• _Lines of data_
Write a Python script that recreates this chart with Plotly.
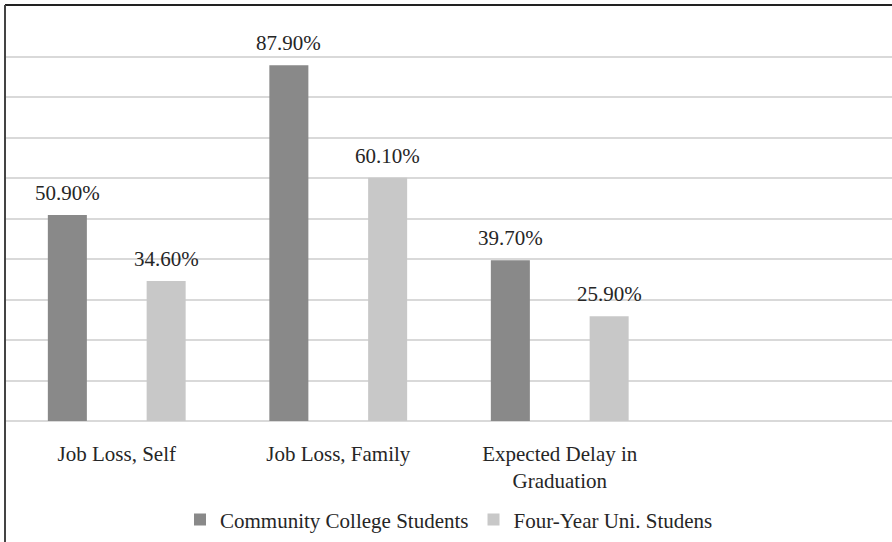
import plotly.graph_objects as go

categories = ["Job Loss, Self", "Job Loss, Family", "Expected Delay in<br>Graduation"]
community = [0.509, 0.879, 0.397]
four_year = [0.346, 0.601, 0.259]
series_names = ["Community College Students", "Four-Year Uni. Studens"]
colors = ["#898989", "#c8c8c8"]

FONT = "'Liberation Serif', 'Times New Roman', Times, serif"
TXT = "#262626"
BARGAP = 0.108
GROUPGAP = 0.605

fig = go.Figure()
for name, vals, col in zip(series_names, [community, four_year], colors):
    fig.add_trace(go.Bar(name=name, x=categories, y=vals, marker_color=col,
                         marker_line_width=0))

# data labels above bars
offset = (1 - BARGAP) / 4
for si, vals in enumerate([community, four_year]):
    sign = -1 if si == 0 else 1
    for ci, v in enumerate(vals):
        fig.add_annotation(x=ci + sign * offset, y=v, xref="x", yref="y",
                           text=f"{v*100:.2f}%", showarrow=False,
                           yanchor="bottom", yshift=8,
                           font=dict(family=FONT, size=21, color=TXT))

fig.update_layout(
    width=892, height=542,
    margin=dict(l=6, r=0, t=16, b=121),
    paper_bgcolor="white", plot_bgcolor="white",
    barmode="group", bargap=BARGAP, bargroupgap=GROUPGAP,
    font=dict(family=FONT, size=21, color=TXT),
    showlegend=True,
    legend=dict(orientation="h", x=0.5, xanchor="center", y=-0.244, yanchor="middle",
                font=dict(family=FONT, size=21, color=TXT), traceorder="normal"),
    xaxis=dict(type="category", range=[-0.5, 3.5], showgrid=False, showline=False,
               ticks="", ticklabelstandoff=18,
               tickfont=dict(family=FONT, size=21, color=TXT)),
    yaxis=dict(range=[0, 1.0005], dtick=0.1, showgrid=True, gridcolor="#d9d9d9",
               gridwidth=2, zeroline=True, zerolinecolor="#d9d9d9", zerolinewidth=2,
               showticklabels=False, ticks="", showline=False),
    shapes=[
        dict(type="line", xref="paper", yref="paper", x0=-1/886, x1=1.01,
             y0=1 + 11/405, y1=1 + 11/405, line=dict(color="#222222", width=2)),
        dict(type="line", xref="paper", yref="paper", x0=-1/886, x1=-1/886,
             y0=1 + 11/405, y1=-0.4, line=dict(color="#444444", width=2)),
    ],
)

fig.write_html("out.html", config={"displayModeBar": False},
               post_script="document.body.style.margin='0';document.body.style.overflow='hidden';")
==
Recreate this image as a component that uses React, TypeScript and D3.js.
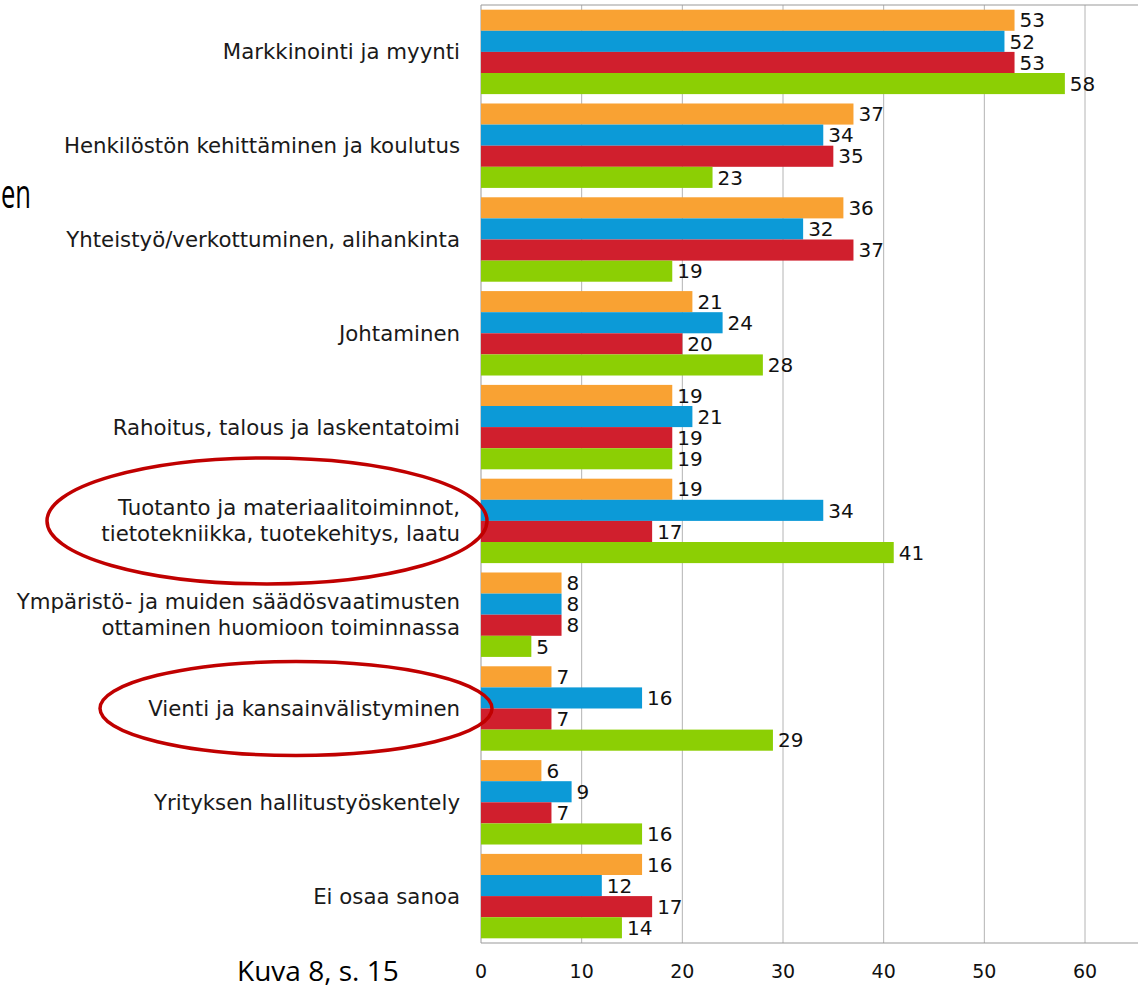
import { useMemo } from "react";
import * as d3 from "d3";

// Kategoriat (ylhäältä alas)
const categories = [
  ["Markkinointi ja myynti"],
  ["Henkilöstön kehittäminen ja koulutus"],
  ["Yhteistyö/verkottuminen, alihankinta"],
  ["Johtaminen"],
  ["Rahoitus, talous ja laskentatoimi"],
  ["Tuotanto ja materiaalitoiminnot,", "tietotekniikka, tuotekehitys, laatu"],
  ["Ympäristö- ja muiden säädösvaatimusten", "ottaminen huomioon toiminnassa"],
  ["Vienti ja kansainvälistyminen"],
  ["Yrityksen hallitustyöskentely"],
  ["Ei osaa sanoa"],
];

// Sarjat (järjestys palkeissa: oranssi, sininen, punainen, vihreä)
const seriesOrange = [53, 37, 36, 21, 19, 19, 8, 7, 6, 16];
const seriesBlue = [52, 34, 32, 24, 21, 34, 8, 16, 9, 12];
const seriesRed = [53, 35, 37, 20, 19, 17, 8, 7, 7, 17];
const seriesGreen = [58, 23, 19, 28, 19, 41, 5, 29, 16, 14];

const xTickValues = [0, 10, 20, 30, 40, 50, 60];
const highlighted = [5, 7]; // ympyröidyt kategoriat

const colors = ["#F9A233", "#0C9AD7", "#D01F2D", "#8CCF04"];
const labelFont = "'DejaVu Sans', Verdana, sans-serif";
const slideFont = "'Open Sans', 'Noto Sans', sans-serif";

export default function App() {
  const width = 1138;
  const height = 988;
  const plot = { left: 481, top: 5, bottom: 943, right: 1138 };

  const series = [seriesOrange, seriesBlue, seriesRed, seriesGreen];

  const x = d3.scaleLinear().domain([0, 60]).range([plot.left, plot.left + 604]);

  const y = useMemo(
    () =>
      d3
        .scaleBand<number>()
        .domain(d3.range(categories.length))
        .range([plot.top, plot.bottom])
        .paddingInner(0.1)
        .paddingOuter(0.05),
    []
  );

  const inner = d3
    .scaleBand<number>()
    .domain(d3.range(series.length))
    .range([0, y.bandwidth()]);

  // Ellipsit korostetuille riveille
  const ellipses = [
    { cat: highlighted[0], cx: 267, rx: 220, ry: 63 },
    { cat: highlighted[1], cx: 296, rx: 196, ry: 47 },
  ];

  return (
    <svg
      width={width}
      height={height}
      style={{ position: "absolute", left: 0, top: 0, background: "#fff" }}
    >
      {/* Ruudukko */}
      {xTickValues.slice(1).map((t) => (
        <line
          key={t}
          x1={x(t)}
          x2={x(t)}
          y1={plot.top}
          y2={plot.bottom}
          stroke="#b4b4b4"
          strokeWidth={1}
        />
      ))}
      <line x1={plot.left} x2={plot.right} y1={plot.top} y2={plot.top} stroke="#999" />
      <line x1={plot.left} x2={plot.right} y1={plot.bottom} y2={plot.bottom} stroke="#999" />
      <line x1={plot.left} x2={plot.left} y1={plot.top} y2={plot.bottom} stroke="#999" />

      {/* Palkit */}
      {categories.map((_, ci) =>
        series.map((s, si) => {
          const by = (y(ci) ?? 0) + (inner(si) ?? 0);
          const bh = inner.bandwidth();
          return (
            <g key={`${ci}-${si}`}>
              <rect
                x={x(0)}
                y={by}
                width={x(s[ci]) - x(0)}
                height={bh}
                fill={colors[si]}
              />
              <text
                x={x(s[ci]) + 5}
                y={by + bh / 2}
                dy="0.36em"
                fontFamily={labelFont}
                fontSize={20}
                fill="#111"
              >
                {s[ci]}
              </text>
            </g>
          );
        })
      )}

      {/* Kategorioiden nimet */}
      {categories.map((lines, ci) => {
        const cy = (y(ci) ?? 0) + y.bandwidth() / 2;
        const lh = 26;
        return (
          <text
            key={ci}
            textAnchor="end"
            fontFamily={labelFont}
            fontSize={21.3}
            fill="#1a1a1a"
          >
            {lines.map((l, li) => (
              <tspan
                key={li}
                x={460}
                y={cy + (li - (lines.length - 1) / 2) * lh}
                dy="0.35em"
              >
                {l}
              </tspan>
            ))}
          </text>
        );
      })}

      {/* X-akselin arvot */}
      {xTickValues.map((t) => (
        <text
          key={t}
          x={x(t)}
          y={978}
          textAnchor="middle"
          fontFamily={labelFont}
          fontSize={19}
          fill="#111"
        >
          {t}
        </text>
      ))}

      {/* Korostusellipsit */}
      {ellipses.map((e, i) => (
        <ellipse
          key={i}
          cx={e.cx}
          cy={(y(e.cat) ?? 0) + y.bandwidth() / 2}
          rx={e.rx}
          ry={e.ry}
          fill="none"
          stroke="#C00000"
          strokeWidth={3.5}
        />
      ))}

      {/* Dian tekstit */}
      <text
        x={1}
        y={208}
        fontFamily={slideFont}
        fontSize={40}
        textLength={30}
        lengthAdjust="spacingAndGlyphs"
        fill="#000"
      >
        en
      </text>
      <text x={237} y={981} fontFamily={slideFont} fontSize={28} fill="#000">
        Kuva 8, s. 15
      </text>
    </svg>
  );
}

• _Given request_
Single out each line of the records above with the string "this" in it, and copy it.

• _Solution to the problem_
Write a Python script that recreates this chart with Plotly.
Recreate this image as a component that uses React, TypeScript and D3.js.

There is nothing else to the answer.